# WHAT TO DO
Make an exact copy of the lines, leaving the pictures out.

# SOURCE EXCERPT
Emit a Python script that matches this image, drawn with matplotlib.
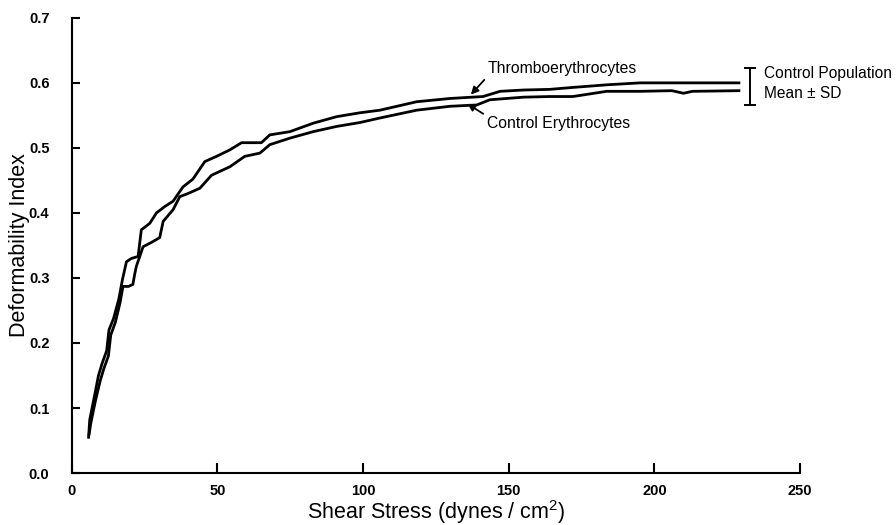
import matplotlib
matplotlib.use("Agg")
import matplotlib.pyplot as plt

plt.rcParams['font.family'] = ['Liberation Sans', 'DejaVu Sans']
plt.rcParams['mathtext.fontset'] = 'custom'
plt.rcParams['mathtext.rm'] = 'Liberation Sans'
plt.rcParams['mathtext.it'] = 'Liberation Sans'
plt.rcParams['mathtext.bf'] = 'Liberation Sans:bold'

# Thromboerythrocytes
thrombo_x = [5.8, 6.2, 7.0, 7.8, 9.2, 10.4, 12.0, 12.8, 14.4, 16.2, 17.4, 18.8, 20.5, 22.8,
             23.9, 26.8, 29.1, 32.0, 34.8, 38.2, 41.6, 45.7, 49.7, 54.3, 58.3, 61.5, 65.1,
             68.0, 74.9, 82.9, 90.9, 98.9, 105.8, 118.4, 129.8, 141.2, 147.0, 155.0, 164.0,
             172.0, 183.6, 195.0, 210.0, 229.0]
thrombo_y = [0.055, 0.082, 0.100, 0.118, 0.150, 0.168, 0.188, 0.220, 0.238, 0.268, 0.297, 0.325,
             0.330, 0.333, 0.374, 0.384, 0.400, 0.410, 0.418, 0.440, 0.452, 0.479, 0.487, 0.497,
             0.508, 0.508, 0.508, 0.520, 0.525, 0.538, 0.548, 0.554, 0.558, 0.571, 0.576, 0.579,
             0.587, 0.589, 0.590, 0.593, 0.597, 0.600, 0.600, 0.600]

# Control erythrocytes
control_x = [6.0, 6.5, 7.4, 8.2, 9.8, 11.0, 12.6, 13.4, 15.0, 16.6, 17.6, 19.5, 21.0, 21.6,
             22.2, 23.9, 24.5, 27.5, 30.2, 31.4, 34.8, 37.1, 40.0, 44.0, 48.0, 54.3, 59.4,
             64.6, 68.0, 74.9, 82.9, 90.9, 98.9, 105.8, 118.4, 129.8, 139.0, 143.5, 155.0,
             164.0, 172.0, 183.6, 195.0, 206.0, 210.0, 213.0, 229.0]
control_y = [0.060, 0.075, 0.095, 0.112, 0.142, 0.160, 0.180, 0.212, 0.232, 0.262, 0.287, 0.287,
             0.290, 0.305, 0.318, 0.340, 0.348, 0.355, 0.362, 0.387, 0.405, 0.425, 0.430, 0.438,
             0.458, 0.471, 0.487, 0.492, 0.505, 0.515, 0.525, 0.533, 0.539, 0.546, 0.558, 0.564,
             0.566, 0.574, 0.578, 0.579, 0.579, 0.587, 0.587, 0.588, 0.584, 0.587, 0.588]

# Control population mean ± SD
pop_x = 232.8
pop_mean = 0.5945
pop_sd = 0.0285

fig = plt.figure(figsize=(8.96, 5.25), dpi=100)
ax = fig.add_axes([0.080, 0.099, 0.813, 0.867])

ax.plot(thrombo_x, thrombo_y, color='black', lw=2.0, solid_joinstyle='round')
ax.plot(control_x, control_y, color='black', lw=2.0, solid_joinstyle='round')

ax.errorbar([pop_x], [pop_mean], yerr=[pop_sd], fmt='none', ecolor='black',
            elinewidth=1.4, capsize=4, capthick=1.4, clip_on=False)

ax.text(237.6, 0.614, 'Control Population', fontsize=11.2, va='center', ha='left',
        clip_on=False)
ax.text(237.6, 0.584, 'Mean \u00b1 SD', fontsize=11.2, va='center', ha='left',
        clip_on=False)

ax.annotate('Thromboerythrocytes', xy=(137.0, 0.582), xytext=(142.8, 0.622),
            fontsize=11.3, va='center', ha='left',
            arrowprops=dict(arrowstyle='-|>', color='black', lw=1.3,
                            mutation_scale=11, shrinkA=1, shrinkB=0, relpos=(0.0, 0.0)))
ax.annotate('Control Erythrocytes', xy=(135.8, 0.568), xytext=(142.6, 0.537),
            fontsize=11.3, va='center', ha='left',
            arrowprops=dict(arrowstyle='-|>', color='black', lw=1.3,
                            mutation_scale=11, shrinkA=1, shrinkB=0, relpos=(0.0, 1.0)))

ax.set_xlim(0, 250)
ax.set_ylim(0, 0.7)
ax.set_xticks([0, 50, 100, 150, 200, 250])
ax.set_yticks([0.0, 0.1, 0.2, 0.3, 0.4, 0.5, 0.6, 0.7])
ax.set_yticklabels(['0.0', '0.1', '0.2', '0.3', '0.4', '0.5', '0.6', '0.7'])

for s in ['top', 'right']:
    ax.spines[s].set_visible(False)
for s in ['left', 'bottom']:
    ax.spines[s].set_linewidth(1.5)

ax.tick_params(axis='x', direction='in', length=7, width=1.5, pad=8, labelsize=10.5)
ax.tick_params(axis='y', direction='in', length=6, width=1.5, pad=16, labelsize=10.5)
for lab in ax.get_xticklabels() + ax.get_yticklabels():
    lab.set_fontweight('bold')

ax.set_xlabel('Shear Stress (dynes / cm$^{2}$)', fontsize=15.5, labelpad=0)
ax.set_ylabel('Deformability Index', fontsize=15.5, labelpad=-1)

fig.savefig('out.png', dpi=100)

# IN RESPONSE
Emit a Python script that matches this image, drawn with matplotlib.
import matplotlib
matplotlib.use("Agg")
import matplotlib.pyplot as plt

plt.rcParams['font.family'] = ['Liberation Sans', 'DejaVu Sans']
plt.rcParams['mathtext.fontset'] = 'custom'
plt.rcParams['mathtext.rm'] = 'Liberation Sans'
plt.rcParams['mathtext.it'] = 'Liberation Sans'
plt.rcParams['mathtext.bf'] = 'Liberation Sans:bold'

# Thromboerythrocytes
thrombo_x = [5.8, 6.2, 7.0, 7.8, 9.2, 10.4, 12.0, 12.8, 14.4, 16.2, 17.4, 18.8, 20.5, 22.8,
             23.9, 26.8, 29.1, 32.0, 34.8, 38.2, 41.6, 45.7, 49.7, 54.3, 58.3, 61.5, 65.1,
             68.0, 74.9, 82.9, 90.9, 98.9, 105.8, 118.4, 129.8, 141.2, 147.0, 155.0, 164.0,
             172.0, 183.6, 195.0, 210.0, 229.0]
thrombo_y = [0.055, 0.082, 0.100, 0.118, 0.150, 0.168, 0.188, 0.220, 0.238, 0.268, 0.297, 0.325,
             0.330, 0.333, 0.374, 0.384, 0.400, 0.410, 0.418, 0.440, 0.452, 0.479, 0.487, 0.497,
             0.508, 0.508, 0.508, 0.520, 0.525, 0.538, 0.548, 0.554, 0.558, 0.571, 0.576, 0.579,
             0.587, 0.589, 0.590, 0.593, 0.597, 0.600, 0.600, 0.600]

# Control erythrocytes
control_x = [6.0, 6.5, 7.4, 8.2, 9.8, 11.0, 12.6, 13.4, 15.0, 16.6, 17.6, 19.5, 21.0, 21.6,
             22.2, 23.9, 24.5, 27.5, 30.2, 31.4, 34.8, 37.1, 40.0, 44.0, 48.0, 54.3, 59.4,
             64.6, 68.0, 74.9, 82.9, 90.9, 98.9, 105.8, 118.4, 129.8, 139.0, 143.5, 155.0,
             164.0, 172.0, 183.6, 195.0, 206.0, 210.0, 213.0, 229.0]
control_y = [0.060, 0.075, 0.095, 0.112, 0.142, 0.160, 0.180, 0.212, 0.232, 0.262, 0.287, 0.287,
             0.290, 0.305, 0.318, 0.340, 0.348, 0.355, 0.362, 0.387, 0.405, 0.425, 0.430, 0.438,
             0.458, 0.471, 0.487, 0.492, 0.505, 0.515, 0.525, 0.533, 0.539, 0.546, 0.558, 0.564,
             0.566, 0.574, 0.578, 0.579, 0.579, 0.587, 0.587, 0.588, 0.584, 0.587, 0.588]

# Control population mean ± SD
pop_x = 232.8
pop_mean = 0.5945
pop_sd = 0.0285

fig = plt.figure(figsize=(8.96, 5.25), dpi=100)
ax = fig.add_axes([0.080, 0.099, 0.813, 0.867])

ax.plot(thrombo_x, thrombo_y, color='black', lw=2.0, solid_joinstyle='round')
ax.plot(control_x, control_y, color='black', lw=2.0, solid_joinstyle='round')

ax.errorbar([pop_x], [pop_mean], yerr=[pop_sd], fmt='none', ecolor='black',
            elinewidth=1.4, capsize=4, capthick=1.4, clip_on=False)

ax.text(237.6, 0.614, 'Control Population', fontsize=11.2, va='center', ha='left',
        clip_on=False)
ax.text(237.6, 0.584, 'Mean \u00b1 SD', fontsize=11.2, va='center', ha='left',
        clip_on=False)

ax.annotate('Thromboerythrocytes', xy=(137.0, 0.582), xytext=(142.8, 0.622),
            fontsize=11.3, va='center', ha='left',
            arrowprops=dict(arrowstyle='-|>', color='black', lw=1.3,
                            mutation_scale=11, shrinkA=1, shrinkB=0, relpos=(0.0, 0.0)))
ax.annotate('Control Erythrocytes', xy=(135.8, 0.568), xytext=(142.6, 0.537),
            fontsize=11.3, va='center', ha='left',
            arrowprops=dict(arrowstyle='-|>', color='black', lw=1.3,
                            mutation_scale=11, shrinkA=1, shrinkB=0, relpos=(0.0, 1.0)))

ax.set_xlim(0, 250)
ax.set_ylim(0, 0.7)
ax.set_xticks([0, 50, 100, 150, 200, 250])
ax.set_yticks([0.0, 0.1, 0.2, 0.3, 0.4, 0.5, 0.6, 0.7])
ax.set_yticklabels(['0.0', '0.1', '0.2', '0.3', '0.4', '0.5', '0.6', '0.7'])

for s in ['top', 'right']:
    ax.spines[s].set_visible(False)
for s in ['left', 'bottom']:
    ax.spines[s].set_linewidth(1.5)

ax.tick_params(axis='x', direction='in', length=7, width=1.5, pad=8, labelsize=10.5)
ax.tick_params(axis='y', direction='in', length=6, width=1.5, pad=16, labelsize=10.5)
for lab in ax.get_xticklabels() + ax.get_yticklabels():
    lab.set_fontweight('bold')

ax.set_xlabel('Shear Stress (dynes / cm$^{2}$)', fontsize=15.5, labelpad=0)
ax.set_ylabel('Deformability Index', fontsize=15.5, labelpad=-1)

fig.savefig('out.png', dpi=100)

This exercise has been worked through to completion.